Society needs a reboot
By making kids tech-literate, we give them the tools to change the world.
Technology is the greatest agent of change in the modern world and it’s our best hope of getting a grip on climate change, hunger, resource scarcity, and other urgent global challenges we face today.
From gravity-powered LEDs that can light up African cities, to next-generation robotics that roll away entire production lines, emerging technologies are improving our lives, making society run more smoothly, and helping safeguard the planet. Add to that the new economies built around Nest, Uber, and the rise of the internet of things, and the future looks very different from the past.
But the scale and nature of these challenges demands new thinking, bigger thinking, innovation that disrupts existing disruptive innovation. It requires us to build a generation of better creators, not just better users of technology.
So where do we begin?
At the beginning, obviously, with those who will shape the future by giving them the building blocks to understand how tech works, what it enables, and the new social and environmental possibilities it can unlock.
As a father, a goal very close to my heart is our mission to build a more tech-literate society – starting with the next generation: primary school kids.

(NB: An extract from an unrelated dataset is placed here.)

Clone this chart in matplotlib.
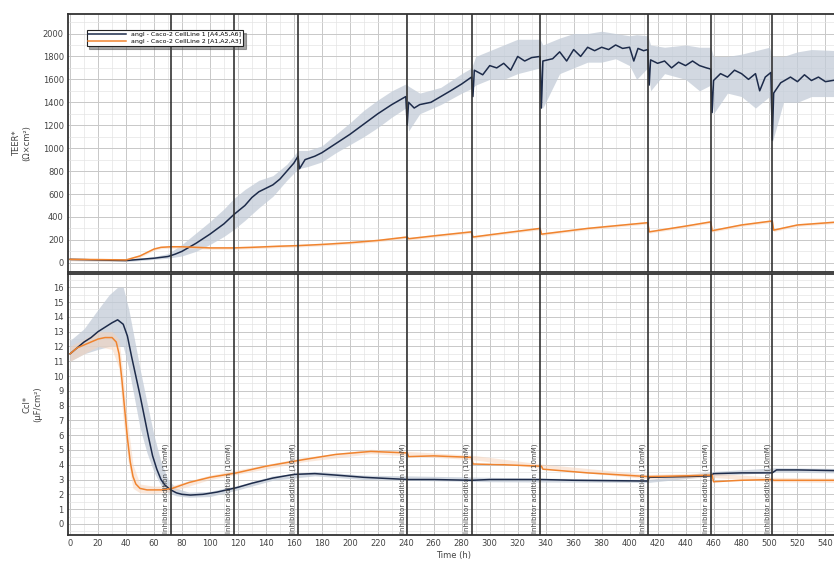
import numpy as np
import matplotlib.pyplot as plt
from matplotlib.ticker import MultipleLocator

# --- data ---
# TEER, cell line 1 (blue)
teer1_t = [0, 10, 20, 30, 40, 50, 60, 70, 75, 80, 90, 100, 110, 117, 125, 130, 135, 140, 145, 150,
           155, 160, 163, 164, 168, 175, 180, 190, 200, 210, 220, 230, 240, 241, 242, 246, 250, 258,
           265, 272, 280, 287, 288, 289, 295, 300, 305, 310, 315, 320, 325, 330, 336, 337, 338, 345,
           350, 355, 360, 365, 370, 375, 380, 385, 390, 395, 400, 403, 406, 410, 413, 414, 415, 420,
           425, 430, 435, 440, 445, 450, 455, 458, 459, 460, 465, 470, 475, 480, 485, 490, 493, 497,
           501, 502, 503, 508, 515, 520, 525, 530, 535, 540, 550]
teer1_v = [30, 28, 25, 22, 20, 30, 40, 55, 75, 100, 170, 250, 340, 420, 500, 570, 620, 650, 680, 730,
           800, 870, 930, 820, 900, 930, 960, 1040, 1120, 1210, 1300, 1380, 1450, 1200, 1400, 1350, 1380, 1400,
           1450, 1500, 1560, 1620, 1450, 1680, 1640, 1720, 1700, 1740, 1680, 1800, 1760, 1790, 1800, 1350, 1760, 1780,
           1840, 1760, 1860, 1800, 1880, 1850, 1880, 1860, 1900, 1870, 1880, 1760, 1870, 1850, 1860, 1550, 1770, 1740,
           1760, 1700, 1750, 1720, 1760, 1720, 1700, 1690, 1310, 1590, 1650, 1620, 1680, 1650, 1600, 1650, 1500, 1620,
           1660, 1070, 1480, 1570, 1620, 1580, 1640, 1590, 1620, 1580, 1600]
teer1_band_t = [0, 40, 60, 70, 80, 90, 100, 110, 117, 125, 135, 145, 155, 163, 170, 180, 190, 200, 210,
                220, 230, 240, 242, 250, 265, 280, 287, 290, 300, 310, 320, 336, 338, 350, 360, 370, 380,
                390, 400, 405, 413, 415, 425, 440, 450, 458, 460, 470, 480, 490, 500, 502, 510, 520, 530, 550]
teer1_lo = [20, 10, 30, 40, 60, 100, 160, 230, 290, 370, 480, 580, 720, 820, 840, 880, 960, 1030, 1100,
            1180, 1270, 1350, 1150, 1300, 1380, 1480, 1520, 1550, 1600, 1600, 1650, 1700, 1350, 1650, 1700, 1750, 1750,
            1780, 1720, 1600, 1700, 1500, 1650, 1600, 1500, 1550, 1300, 1480, 1450, 1350, 1450, 1050, 1400, 1400, 1450, 1450]
teer1_hi = [40, 30, 55, 80, 160, 260, 360, 470, 560, 640, 720, 760, 860, 980, 980, 1020, 1120, 1220, 1330,
            1420, 1500, 1560, 1540, 1480, 1530, 1650, 1700, 1800, 1850, 1900, 1950, 1950, 1900, 1960, 2000, 2000, 2020,
            2000, 1980, 1990, 1980, 1900, 1880, 1900, 1880, 1880, 1800, 1800, 1820, 1850, 1880, 1800, 1800, 1840, 1860, 1850]

# TEER, cell line 2 (orange)
teer2_t = [0, 20, 40, 50, 55, 60, 65, 72, 80, 90, 100, 117, 130, 150, 163, 180, 200, 220, 241, 242,
           260, 287, 288, 310, 336, 337, 370, 400, 413, 414, 440, 458, 459, 480, 502, 503, 520, 550]
teer2_v = [30, 28, 25, 60, 90, 120, 135, 140, 140, 135, 130, 130, 135, 145, 150, 160, 175, 195, 225, 210,
           235, 270, 225, 260, 300, 250, 300, 335, 350, 270, 320, 357, 280, 330, 365, 285, 330, 357]

# Ccl, cell line 1 (blue)
ccl1_t = [0, 5, 10, 15, 20, 25, 30, 34, 38, 41, 44, 47, 50, 53, 56, 59, 62, 65, 68, 72, 76, 80, 86, 95,
          105, 119, 130, 145, 160, 175, 190, 210, 242, 260, 287, 300, 337, 360, 413, 414, 440, 458, 460,
          480, 502, 505, 520, 550]
ccl1_v = [11.5, 11.9, 12.3, 12.6, 13.0, 13.3, 13.6, 13.8, 13.5, 12.7, 11.3, 10.0, 8.7, 7.3, 5.9, 4.6, 3.7,
          3.0, 2.6, 2.3, 2.1, 2.0, 1.95, 2.0, 2.15, 2.45, 2.75, 3.1, 3.35, 3.4, 3.3, 3.15, 3.0, 3.0, 2.95, 3.0,
          3.0, 2.95, 2.9, 3.15, 3.2, 3.25, 3.4, 3.45, 3.45, 3.65, 3.65, 3.6]
ccl1_band_t = [0, 10, 20, 28, 34, 38, 42, 46, 50, 55, 60, 65, 70, 76, 85, 100, 120, 145, 175, 210, 300,
               413, 460, 505, 550]
ccl1_lo = [11.0, 11.5, 11.8, 12.0, 12.0, 12.0, 10.5, 8.5, 6.5, 4.8, 3.5, 2.6, 2.1, 1.9, 1.8, 1.85, 2.3,
           2.95, 3.25, 3.0, 2.85, 2.8, 3.25, 3.5, 3.45]
ccl1_hi = [12.4, 13.2, 14.5, 15.5, 16.0, 16.0, 14.5, 12.5, 10.5, 8.2, 6.0, 4.2, 3.0, 2.4, 2.15, 2.2, 2.6,
           3.25, 3.55, 3.3, 3.15, 3.0, 3.55, 3.8, 3.75]

# Ccl, cell line 2 (orange)
ccl2_t = [0, 5, 10, 15, 20, 25, 30, 33, 35, 37, 39, 41, 43, 45, 47, 50, 55, 60, 66, 73, 85, 100, 119,
          140, 167, 190, 215, 241, 242, 260, 287, 288, 310, 337, 338, 370, 413, 440, 459, 460, 480, 502,
          503, 550]
ccl2_v = [11.5, 11.9, 12.1, 12.3, 12.5, 12.6, 12.6, 12.3, 11.5, 9.8, 7.8, 5.8, 4.2, 3.2, 2.7, 2.4, 2.3,
          2.3, 2.3, 2.4, 2.8, 3.15, 3.45, 3.9, 4.35, 4.7, 4.9, 4.8, 4.55, 4.6, 4.5, 4.05, 4.0, 3.9, 3.7, 3.45,
          3.2, 3.25, 3.3, 2.85, 2.95, 3.0, 2.95, 2.95]
ccl2_band_t = [0, 20, 30, 35, 38, 41, 45, 50, 60, 73, 100, 167, 215, 287, 337, 413, 459, 502, 550]
ccl2_lo = [11.0, 12.0, 11.8, 10.5, 7.0, 4.5, 2.4, 2.1, 2.05, 2.2, 3.0, 4.2, 4.75, 4.35, 3.75, 3.05, 3.15, 2.85, 2.8]
ccl2_hi = [12.0, 13.0, 13.0, 12.5, 10.0, 7.0, 4.0, 2.7, 2.55, 2.6, 3.3, 4.5, 5.05, 4.65, 4.05, 3.35, 3.45, 3.15, 3.1]

# event markers (s)
events = [72, 117, 163, 241, 287, 336, 413, 458, 502]
event_labels = ["Inhibitor addition (10mM)"] * len(events)

legend_labels = ["angl - Caco-2 CellLine 1 [A4,A5,A6]", "angl - Caco-2 CellLine 2 [A1,A2,A3]"]

BLUE = "#1d2b4a"
BLUE_BAND = "#c3ccd8"
ORANGE = "#f0842f"
ORANGE_BAND = "#f8d3b8"

fig = plt.figure(figsize=(8.34, 5.65), dpi=100)
# the original is cropped on the right, so the axes run past the edge
ax1 = fig.add_axes([0.0815, 0.5186, 0.925, 0.4566])
ax2 = fig.add_axes([0.0815, 0.0531, 0.925, 0.4620])

for ax in (ax1, ax2):
    ax.set_xlim(-1.5, 550)
    ax.xaxis.set_major_locator(MultipleLocator(20))
    ax.xaxis.set_minor_locator(MultipleLocator(10))
    ax.grid(which="major", color="#c8c8c8", lw=0.7)
    ax.grid(which="minor", color="#e4e4e4", lw=0.5)
    ax.set_axisbelow(True)
    ax.tick_params(which="both", length=0, labelsize=6, colors="#444444", pad=3)
    for s in ax.spines.values():
        s.set_linewidth(1.3)
        s.set_color("#333333")

# top panel: TEER
ax1.fill_between(teer1_band_t, teer1_lo, teer1_hi, color=BLUE_BAND, alpha=0.75, lw=0)
ax1.fill_between(teer2_t, np.array(teer2_v) - 12, np.array(teer2_v) + 12, color=ORANGE_BAND, alpha=0.5, lw=0)
l1, = ax1.plot(teer1_t, teer1_v, color=BLUE, lw=1.1)
l2, = ax1.plot(teer2_t, teer2_v, color=ORANGE, lw=1.1)
ax1.set_ylim(-80, 2170)
ax1.yaxis.set_major_locator(MultipleLocator(200))
ax1.yaxis.set_minor_locator(MultipleLocator(100))
ax1.tick_params(axis="x", labelbottom=False)
ax1.set_ylabel("TEER*\n(Ω×cm²)", fontsize=6, color="#444444", labelpad=8)

leg = ax1.legend([l1, l2], legend_labels, loc="upper left", bbox_to_anchor=(0.02, 0.95),
                 fontsize=4.5, frameon=True, fancybox=False, shadow=True,
                 handlelength=6, borderpad=0.3, labelspacing=0.2)
leg.get_frame().set_edgecolor("#222222")
leg.get_frame().set_linewidth(0.8)

# bottom panel: Ccl
ax2.fill_between(ccl1_band_t, ccl1_lo, ccl1_hi, color=BLUE_BAND, alpha=0.75, lw=0)
ax2.fill_between(ccl2_band_t, ccl2_lo, ccl2_hi, color=ORANGE_BAND, alpha=0.5, lw=0)
ax2.plot(ccl1_t, ccl1_v, color=BLUE, lw=1.1)
ax2.plot(ccl2_t, ccl2_v, color=ORANGE, lw=1.1)
ax2.set_ylim(-0.75, 16.9)
ax2.yaxis.set_major_locator(MultipleLocator(1))
ax2.yaxis.set_minor_locator(MultipleLocator(0.5))
ax2.set_ylabel("Ccl*\n(µF/cm²)", fontsize=6, color="#444444", labelpad=8)
ax2.set_xlabel("Time (h)", fontsize=6, color="#444444", labelpad=2)

# event lines
for t, lab in zip(events, event_labels):
    for ax in (ax1, ax2):
        ax.axvline(t, color="#333333", lw=1.2, zorder=3)
    ax2.text(t - 1.2, -0.6, lab, rotation=90, fontsize=5, color="#444444",
             ha="right", va="bottom", zorder=4)

fig.savefig("out.png", dpi=100)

By 2020, we want to reach five million kids and we plan to do that by inspiring them to get excited by tech concepts, supporting teachers, and equipping schools with super-fast fibre broadband.
There’s a clear economic argument for making kids more tech literate. By 2017, the UK will need 750,000 skilled digital workers.

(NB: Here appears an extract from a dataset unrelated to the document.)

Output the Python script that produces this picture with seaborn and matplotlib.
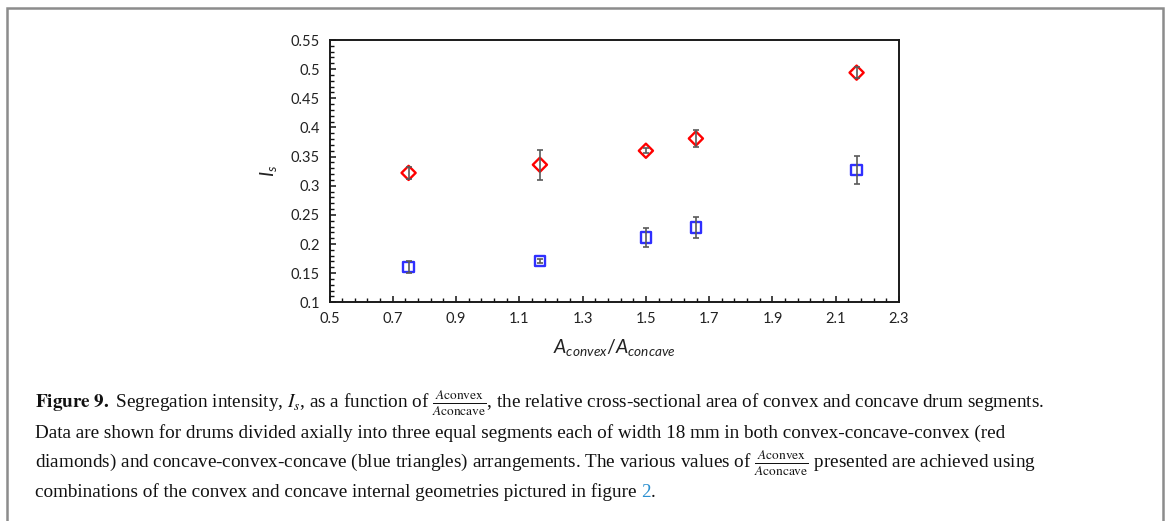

But the biggest wins for a tech literate society will go way beyond the jobs and careers it creates. As well as the functional upside of learning tech skills, we will be giving a generation of children the tools that will make them more capable of solving our most urgent issues.
I’m reminded of a quote from the late Steve Jobs, who insisted that technology is both everything and nothing. “What’s important is that you have faith in people, that they’re basically good and smart, and if you give them tools, they’ll do wonderful things with them.”
To make the next generation truly tech literate is to give them a passport to becoming more active tech citizens. With those tools, I have faith that kids growing up today will accomplish wonderful things.